_What the task requires_
From the records below, pull each line that has "matplotlib".

====================

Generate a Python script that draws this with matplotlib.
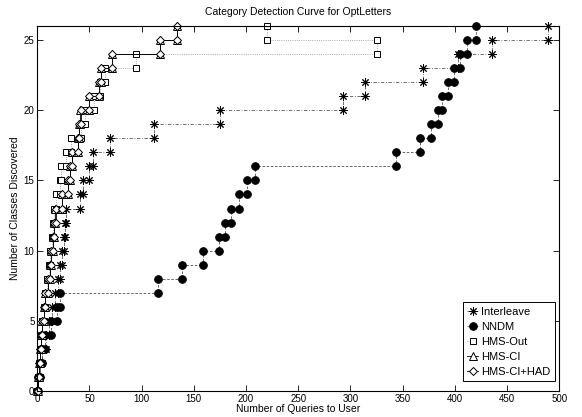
import matplotlib
matplotlib.use("Agg")
import matplotlib.pyplot as plt

plt.rcParams['font.family'] = ['Liberation Sans', 'DejaVu Sans']

# query number at which class k (k = 1..26) was discovered
interleave = [1, 3, 5, 8, 11, 14, 17, 20, 22, 24, 26, 27, 28, 41, 44, 50, 53,
              70, 112, 175, 293, 314, 369, 403, 436, 489]
nndm = [1, 3, 5, 7, 13, 19, 22, 116, 139, 159, 174, 180, 186, 193, 201, 209,
        344, 367, 377, 384, 388, 393, 399, 405, 412, 420]
hms_out = [1, 2, 3, 4, 5, 6, 7, 9, 11, 12, 14, 15, 16, 18, 22, 23, 28, 32,
           42, 46, 54, 60, 65, 95, 325, 220]
hms_ci = [1, 2, 3, 4, 5, 6, 7, 10, 12, 13, 15, 16, 17, 24, 29, 31, 33, 39,
          40, 41, 50, 59, 61, 72, 118, 134]
hms_ci_had = [1, 2, 3, 4, 5, 6, 7, 10, 12, 13, 15, 16, 18, 24, 29, 31, 33,
              39, 40, 42, 50, 59, 61, 72, 118, 134]

names = ["Interleave", "NNDM", "HMS-Out", "HMS-CI", "HMS-CI+HAD"]


def stairs(q):
    xs, ys = [0], [0]
    for k, x in enumerate(q, start=1):
        xs += [x, x]
        ys += [k - 1, k]
    return xs, ys


styles = [
    dict(ls=(0, (4, 2, 1, 2)), color="0.35", marker=(8, 2, 0), ms=6, mfc="k", mec="k"),
    dict(ls=(0, (3, 2)), color="0.3", marker="o", ms=5.5, mfc="k", mec="k"),
    dict(ls=":", color="0.55", marker="s", ms=4.5, mfc="w", mec="k"),
    dict(ls="-", color="k", marker="^", ms=5.5, mfc="w", mec="k"),
    dict(ls="-", color="k", marker="D", ms=4, mfc="w", mec="k"),
]

fig = plt.figure(figsize=(5.82, 4.17), dpi=100)
ax = fig.add_axes([0.064, 0.062, 0.897, 0.876])

for q, name, st in zip([interleave, nndm, hms_out, hms_ci, hms_ci_had], names, styles):
    xs, ys = stairs(q)
    ax.plot(xs, ys, lw=0.6, mew=0.7, label=name, clip_on=False, **st)

ax.set_xlim(0, 500)
ax.set_ylim(0, 26)
ax.set_xticks(range(0, 501, 50))
ax.set_yticks(range(0, 26, 5))
ax.tick_params(direction="in", top=True, right=True, labelsize=7, length=4, width=0.6, pad=2)
for s in ax.spines.values():
    s.set_linewidth(0.8)

ax.set_title("Category Detection Curve for OptLetters", fontsize=7.5, pad=8)
ax.set_xlabel("Number of Queries to User", fontsize=7.5, labelpad=0)
ax.set_ylabel("Number of Classes Discovered", fontsize=7.5, labelpad=3)

leg = ax.legend(loc="lower right", bbox_to_anchor=(0.992, 0.027), borderaxespad=0,
                fontsize=8, handlelength=1.0, handletextpad=0.3,
                fancybox=False, framealpha=1, edgecolor="k",
                labelspacing=0.45, borderpad=0.4)
leg.get_frame().set_linewidth(0.7)

fig.savefig("out.png", dpi=100)
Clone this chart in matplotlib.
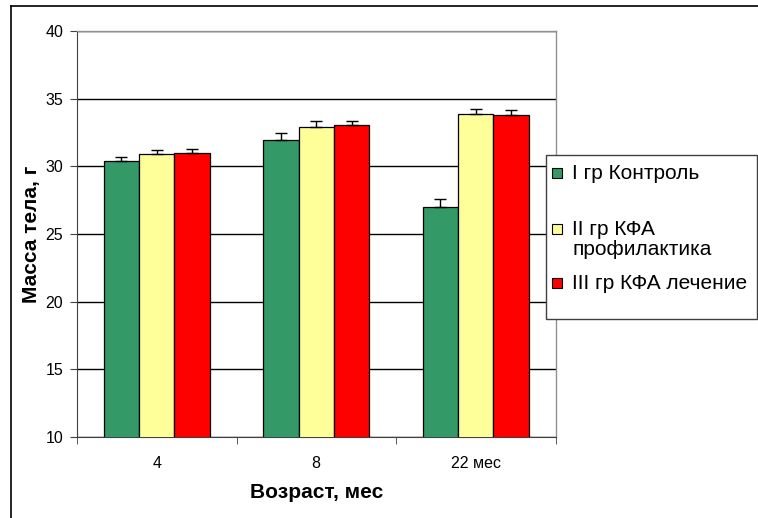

====================

_The completed task_
Generate a Python script that draws this with matplotlib.
import matplotlib
matplotlib.use("Agg")
import matplotlib.pyplot as plt
Clone this chart in matplotlib.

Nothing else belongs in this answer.